Sin embargo, el comportamiento del masón no debía ser únicamente cortés, sino que tenía que incluir también —lógico era— una notable dosis de secretismo. Por ejemplo, debía ser «cauteloso en sus palabras y comportamiento de manera que el extraño más perspicaz no sea capaz de descubrir o averiguar lo que no es adecuado que se conozca», lo que requerirá del masón que sepa manejar las conversaciones. De la misma manera, el masón debía comportarse con la suficiente prudencia como para «no permitir que familia, amigos y vecinos supieran del interés de la logia y otras cosas». Precisamente en este momento las Constituciones indican que la causa de ese secretismo se debe a «razones que no deben mencionarse aquí», si bien no resulta difícil identificar con ese conocimiento iniciático que la masonería decía custodiar desde los tiempos de Adán.

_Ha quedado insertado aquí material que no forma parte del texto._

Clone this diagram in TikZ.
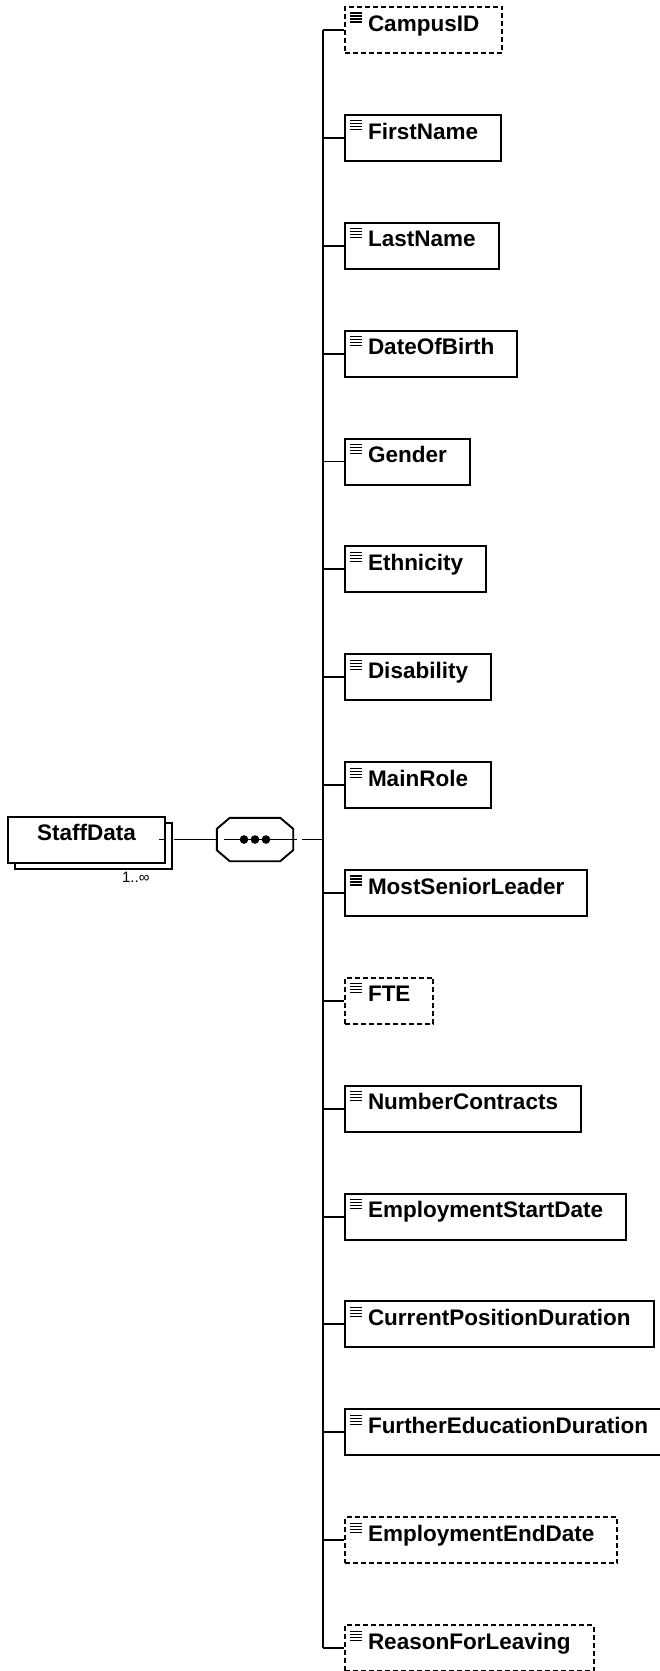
\documentclass[tikz,border=0pt]{standalone}
\usepackage{fontspec}
\setmainfont{Liberation Sans}
\usetikzlibrary{shadows}

\tikzset{
	elem/.style={draw, line width=2pt, fill=white, anchor=west, inner xsep=23pt, inner ysep=8pt,
		text height=16.1pt, text depth=13.9pt, font=\fontsize{22.5}{27}\selectfont\bfseries,
		path picture={
			\draw[solid, line width=1.1pt] ([xshift=5pt,yshift=-6pt]path picture bounding box.north west) -- ++(12pt,0pt);
			\draw[solid, line width=1.1pt] ([xshift=5pt,yshift=-9pt]path picture bounding box.north west) -- ++(12pt,0pt);
			\draw[solid, line width=1.1pt] ([xshift=5pt,yshift=-12pt]path picture bounding box.north west) -- ++(12pt,0pt);
			\draw[solid, line width=1.1pt] ([xshift=5pt,yshift=-15pt]path picture bounding box.north west) -- ++(12pt,0pt);
		}},
	optelem/.style={elem, dash pattern=on 5pt off 3pt},
	rootelem/.style={draw, line width=2pt, fill=white, inner xsep=29pt, inner ysep=8pt,
		text height=16.1pt, text depth=13.9pt, font=\fontsize{22.5}{27}\selectfont\bfseries,
		copy shadow={shadow xshift=7pt, shadow yshift=-6pt}},
	conn/.style={line width=1.9pt},
}

\begin{document}
\begin{tikzpicture}[x=1pt, y=-1pt]
	\useasboundingbox (0,0) rectangle (660,1671);
	\clip (0,0) rectangle (660,1671);

	\node[rootelem] (staff) at (86.5,839.5) {StaffData};
	\node[anchor=base east, font=\fontsize{15}{18}\selectfont] (mult) at (153,882) {1..∞};

	% sequence compositor
	\node[minimum width=76pt, minimum height=43pt, inner sep=0pt] (seq) at (255,839.5) {};
	\draw[conn] ([xshift=13pt]seq.north west) -- ([xshift=-13pt]seq.north east) -- ([yshift=-11pt]seq.north east)
		-- ([yshift=11pt]seq.south east) -- ([xshift=-13pt]seq.south east) -- ([xshift=13pt]seq.south west)
		-- ([yshift=11pt]seq.south west) -- ([yshift=-11pt]seq.north west) -- cycle;
	\draw[conn] ([xshift=7pt]seq.west) -- ([xshift=4pt]seq.east);
	\fill ([xshift=-11pt]seq.center) circle (4.3pt);
	\fill (seq.center) circle (4.3pt);
	\fill ([xshift=11pt]seq.center) circle (4.3pt);
	\coordinate (bus) at (323,839.5);

	\node[optelem] (campus) at (344,30) {CampusID};
	\node[elem] (first) at (344,137.9) {FirstName};
	\node[elem] (last) at (344,245.7) {LastName};
	\node[elem] (dob) at (344,353.6) {DateOfBirth};
	\node[elem] (gender) at (344,461.5) {Gender};
	\node[elem] (ethnicity) at (344,569.4) {Ethnicity};
	\node[elem] (disability) at (344,677.2) {Disability};
	\node[elem] (mainrole) at (344,785.1) {MainRole};
	\node[elem] (senior) at (344,893) {MostSeniorLeader};
	\node[optelem] (fte) at (344,1000.8) {FTE};
	\node[elem] (contracts) at (344,1108.7) {NumberContracts};
	\node[elem] (startdate) at (344,1216.6) {EmploymentStartDate};
	\node[elem] (posdur) at (344,1324.4) {CurrentPositionDuration};
	\node[elem] (fedur) at (344,1432.3) {FurtherEducationDuration};
	\node[optelem] (enddate) at (344,1540.2) {EmploymentEndDate};
	\node[optelem] (leaving) at (344,1648.1) {ReasonForLeaving};

	\draw[conn] ([xshift=-7pt]staff.east) -- (staff.east);
	\draw[conn] ([xshift=8pt]staff.east) -- (seq.west);
	\draw[conn] ([xshift=9pt]seq.east) -- (bus);
	\draw[conn] (bus |- campus.west) -- (bus |- leaving.west);

	\draw[conn] (bus |- campus.west) -- (campus.west);
	\draw[conn] (bus |- first.west) -- (first.west);
	\draw[conn] (bus |- last.west) -- (last.west);
	\draw[conn] (bus |- dob.west) -- (dob.west);
	\draw[conn] (bus |- gender.west) -- (gender.west);
	\draw[conn] (bus |- ethnicity.west) -- (ethnicity.west);
	\draw[conn] (bus |- disability.west) -- (disability.west);
	\draw[conn] (bus |- mainrole.west) -- (mainrole.west);
	\draw[conn] (bus |- senior.west) -- (senior.west);
	\draw[conn] (bus |- fte.west) -- (fte.west);
	\draw[conn] (bus |- contracts.west) -- (contracts.west);
	\draw[conn] (bus |- startdate.west) -- (startdate.west);
	\draw[conn] (bus |- posdur.west) -- (posdur.west);
	\draw[conn] (bus |- fedur.west) -- (fedur.west);
	\draw[conn] (bus |- enddate.west) -- (enddate.west);
	\draw[conn] (bus |- leaving.west) -- (leaving.west);
\end{tikzpicture}
\end{document}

Ya hemos indicado que las Constituciones de Anderson son un texto indispensable para estudiar la masonería. Añadamos que además muestra las líneas maestras sobre las que se movería la entidad en los años siguientes. Sería, en primer lugar, una sociedad secreta cuyos miembros pondrían buen cuidado en conservar el sigilo, roto excepcionalmente al referirse a la pertenencia a ella de personajes que pudieran utilizarse con fines propagandísticos, como el duque de Montagu. En segundo lugar, la masonería mantendría una impronta iniciática y esotérica, absolutamente esencial ya que se presentaba como la custodia de secretos ocultos ya conocidos por Adán y que habían llegado hasta sus días a través de una cadena de transmisión que incluía a personajes como Pitágoras, Moisés, Salomón o los maestros albañiles de la Edad Media. Esa característica, como tendremos ocasión de ver, atraería a muchos deseosos de dar con una enseñanza espiritual diferente de la de las grandes confesiones y, a la vez, explica la suspicacia —si es que no hostilidad— con que la masonería iba a ser contemplada por las distintas iglesias. En tercer lugar, la masonería se constituía como una sociedad de élite de la que quedaban excluidos mujeres, esclavos y siervos y, por añadidura, cuyos vínculos se situaban por encima de cualquier otra relación humana. De hecho, aunque resultaba cierto que se esperaba que los masones no hicieran nada que pudiera ir contra el bienestar de su nación —un concepto por cierto bastante poco concreto—, no era menos verdad que la participación en conjuras y revoluciones no iba a implicar ni la expulsión de la fraternidad ni la pérdida de la protección que ésta dispensaría a sus miembros.
Sociedad secreta, sociedad esotérica, sociedad por encima de cualquier otro vínculo humano, incluidos los familiares y nacionales… así quedaba definida la masonería en las Constituciones de Anderson y así se comportaría de manera, por otra parte, coherente durante los siglos venideros.